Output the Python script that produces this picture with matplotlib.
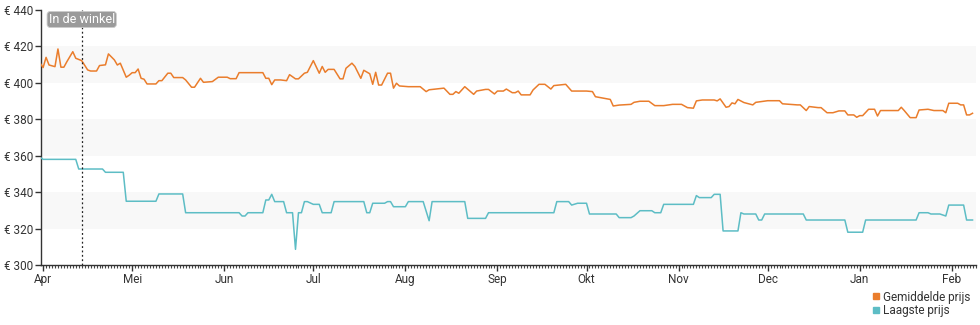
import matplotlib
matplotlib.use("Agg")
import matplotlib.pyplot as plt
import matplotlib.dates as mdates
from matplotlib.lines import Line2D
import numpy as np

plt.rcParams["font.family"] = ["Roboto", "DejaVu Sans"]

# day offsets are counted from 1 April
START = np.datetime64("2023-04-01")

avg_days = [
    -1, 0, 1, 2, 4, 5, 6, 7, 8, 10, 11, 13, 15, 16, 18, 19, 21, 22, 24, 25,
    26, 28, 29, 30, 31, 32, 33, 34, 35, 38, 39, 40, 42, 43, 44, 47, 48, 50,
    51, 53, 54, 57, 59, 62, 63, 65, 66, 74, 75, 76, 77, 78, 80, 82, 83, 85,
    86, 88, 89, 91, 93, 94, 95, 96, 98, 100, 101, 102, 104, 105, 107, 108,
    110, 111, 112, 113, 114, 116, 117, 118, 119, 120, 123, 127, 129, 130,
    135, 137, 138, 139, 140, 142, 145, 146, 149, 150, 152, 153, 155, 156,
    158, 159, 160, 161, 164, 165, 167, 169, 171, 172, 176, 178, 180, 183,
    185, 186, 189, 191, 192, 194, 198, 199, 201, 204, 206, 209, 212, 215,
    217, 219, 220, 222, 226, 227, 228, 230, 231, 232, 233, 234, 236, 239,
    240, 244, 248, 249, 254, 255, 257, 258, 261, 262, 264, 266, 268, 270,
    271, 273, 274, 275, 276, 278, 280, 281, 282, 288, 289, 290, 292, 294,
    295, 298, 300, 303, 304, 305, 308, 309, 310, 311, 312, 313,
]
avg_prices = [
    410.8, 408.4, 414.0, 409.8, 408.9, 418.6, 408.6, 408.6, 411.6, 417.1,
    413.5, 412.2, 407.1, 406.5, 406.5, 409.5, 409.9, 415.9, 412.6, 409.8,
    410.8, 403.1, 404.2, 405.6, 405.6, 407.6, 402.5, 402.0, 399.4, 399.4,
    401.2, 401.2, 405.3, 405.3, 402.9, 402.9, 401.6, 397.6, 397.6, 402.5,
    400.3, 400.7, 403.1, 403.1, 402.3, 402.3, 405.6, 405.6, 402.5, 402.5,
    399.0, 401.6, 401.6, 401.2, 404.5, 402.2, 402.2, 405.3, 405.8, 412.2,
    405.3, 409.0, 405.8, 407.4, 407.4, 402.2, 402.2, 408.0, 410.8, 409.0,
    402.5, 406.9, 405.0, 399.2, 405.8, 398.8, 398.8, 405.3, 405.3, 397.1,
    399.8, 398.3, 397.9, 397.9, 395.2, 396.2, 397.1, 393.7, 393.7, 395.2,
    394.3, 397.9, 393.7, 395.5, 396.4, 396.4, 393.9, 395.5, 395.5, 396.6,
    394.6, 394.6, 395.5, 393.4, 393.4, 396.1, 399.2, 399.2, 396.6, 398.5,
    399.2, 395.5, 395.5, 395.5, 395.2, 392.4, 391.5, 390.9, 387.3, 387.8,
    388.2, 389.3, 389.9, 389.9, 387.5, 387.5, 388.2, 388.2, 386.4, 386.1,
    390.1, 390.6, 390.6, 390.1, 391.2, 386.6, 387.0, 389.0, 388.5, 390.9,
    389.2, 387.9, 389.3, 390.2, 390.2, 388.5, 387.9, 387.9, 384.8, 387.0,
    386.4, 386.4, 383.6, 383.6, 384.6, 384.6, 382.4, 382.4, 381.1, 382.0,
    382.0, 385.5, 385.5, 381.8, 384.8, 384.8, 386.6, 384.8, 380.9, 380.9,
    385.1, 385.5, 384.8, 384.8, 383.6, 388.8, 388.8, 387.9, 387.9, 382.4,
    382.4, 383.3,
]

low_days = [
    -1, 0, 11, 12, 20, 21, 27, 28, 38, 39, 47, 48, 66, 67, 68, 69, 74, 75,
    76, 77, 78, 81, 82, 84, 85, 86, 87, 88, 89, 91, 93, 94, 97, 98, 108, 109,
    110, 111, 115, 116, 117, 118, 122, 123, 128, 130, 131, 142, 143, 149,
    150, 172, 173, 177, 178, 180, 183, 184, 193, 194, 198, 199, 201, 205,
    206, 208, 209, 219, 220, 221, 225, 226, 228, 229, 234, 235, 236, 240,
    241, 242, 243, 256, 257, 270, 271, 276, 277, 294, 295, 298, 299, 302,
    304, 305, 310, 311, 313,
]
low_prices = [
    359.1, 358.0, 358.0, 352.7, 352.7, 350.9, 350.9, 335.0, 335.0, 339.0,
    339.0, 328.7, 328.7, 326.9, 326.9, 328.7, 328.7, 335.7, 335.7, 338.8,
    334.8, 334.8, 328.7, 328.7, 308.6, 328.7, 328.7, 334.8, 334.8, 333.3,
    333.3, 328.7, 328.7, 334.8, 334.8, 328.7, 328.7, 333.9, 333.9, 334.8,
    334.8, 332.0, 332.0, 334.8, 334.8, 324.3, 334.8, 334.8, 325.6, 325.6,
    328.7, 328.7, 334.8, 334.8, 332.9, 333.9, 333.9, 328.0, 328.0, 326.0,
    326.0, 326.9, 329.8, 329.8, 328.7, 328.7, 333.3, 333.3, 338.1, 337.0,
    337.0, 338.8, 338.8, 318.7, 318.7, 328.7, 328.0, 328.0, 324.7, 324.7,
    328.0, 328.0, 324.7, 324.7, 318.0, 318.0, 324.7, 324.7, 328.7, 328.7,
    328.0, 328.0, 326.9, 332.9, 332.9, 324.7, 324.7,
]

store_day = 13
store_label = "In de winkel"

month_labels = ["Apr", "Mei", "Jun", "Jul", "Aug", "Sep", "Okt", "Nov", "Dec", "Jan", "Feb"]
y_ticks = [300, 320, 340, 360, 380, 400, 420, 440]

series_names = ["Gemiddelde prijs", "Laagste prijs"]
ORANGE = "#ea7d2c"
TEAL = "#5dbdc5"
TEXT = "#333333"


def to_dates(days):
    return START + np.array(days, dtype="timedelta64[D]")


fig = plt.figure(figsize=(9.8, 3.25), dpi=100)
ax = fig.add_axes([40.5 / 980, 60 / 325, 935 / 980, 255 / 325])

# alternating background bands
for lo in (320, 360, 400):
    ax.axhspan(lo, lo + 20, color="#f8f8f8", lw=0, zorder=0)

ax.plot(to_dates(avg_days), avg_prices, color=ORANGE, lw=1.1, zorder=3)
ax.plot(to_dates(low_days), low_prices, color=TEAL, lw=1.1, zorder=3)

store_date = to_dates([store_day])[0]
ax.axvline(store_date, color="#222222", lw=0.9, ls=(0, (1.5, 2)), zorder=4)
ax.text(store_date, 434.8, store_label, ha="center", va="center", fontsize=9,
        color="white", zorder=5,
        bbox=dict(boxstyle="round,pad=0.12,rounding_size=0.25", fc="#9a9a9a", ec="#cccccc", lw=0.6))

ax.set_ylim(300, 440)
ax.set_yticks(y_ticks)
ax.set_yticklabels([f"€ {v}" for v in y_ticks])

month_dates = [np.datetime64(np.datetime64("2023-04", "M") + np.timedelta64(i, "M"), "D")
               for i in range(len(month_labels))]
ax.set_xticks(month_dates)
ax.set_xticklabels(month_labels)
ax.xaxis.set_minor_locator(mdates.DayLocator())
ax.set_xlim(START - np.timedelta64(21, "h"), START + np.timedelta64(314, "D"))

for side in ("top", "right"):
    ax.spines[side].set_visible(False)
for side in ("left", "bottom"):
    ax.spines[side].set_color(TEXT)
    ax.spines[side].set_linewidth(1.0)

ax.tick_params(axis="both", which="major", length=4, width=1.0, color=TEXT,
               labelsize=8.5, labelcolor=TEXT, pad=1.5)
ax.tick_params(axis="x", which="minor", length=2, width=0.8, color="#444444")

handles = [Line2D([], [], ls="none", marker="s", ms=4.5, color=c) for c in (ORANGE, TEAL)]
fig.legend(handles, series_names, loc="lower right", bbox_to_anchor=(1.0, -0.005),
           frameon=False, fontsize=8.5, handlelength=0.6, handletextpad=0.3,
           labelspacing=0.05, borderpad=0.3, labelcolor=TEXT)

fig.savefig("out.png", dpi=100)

|---|

- What is being asked: Go through the preceding material and copy each line that has the word "matplotlib".

- Final result:
Output the Python script that produces this picture with matplotlib.
import matplotlib
matplotlib.use("Agg")
import matplotlib.pyplot as plt
import matplotlib.dates as mdates
from matplotlib.lines import Line2D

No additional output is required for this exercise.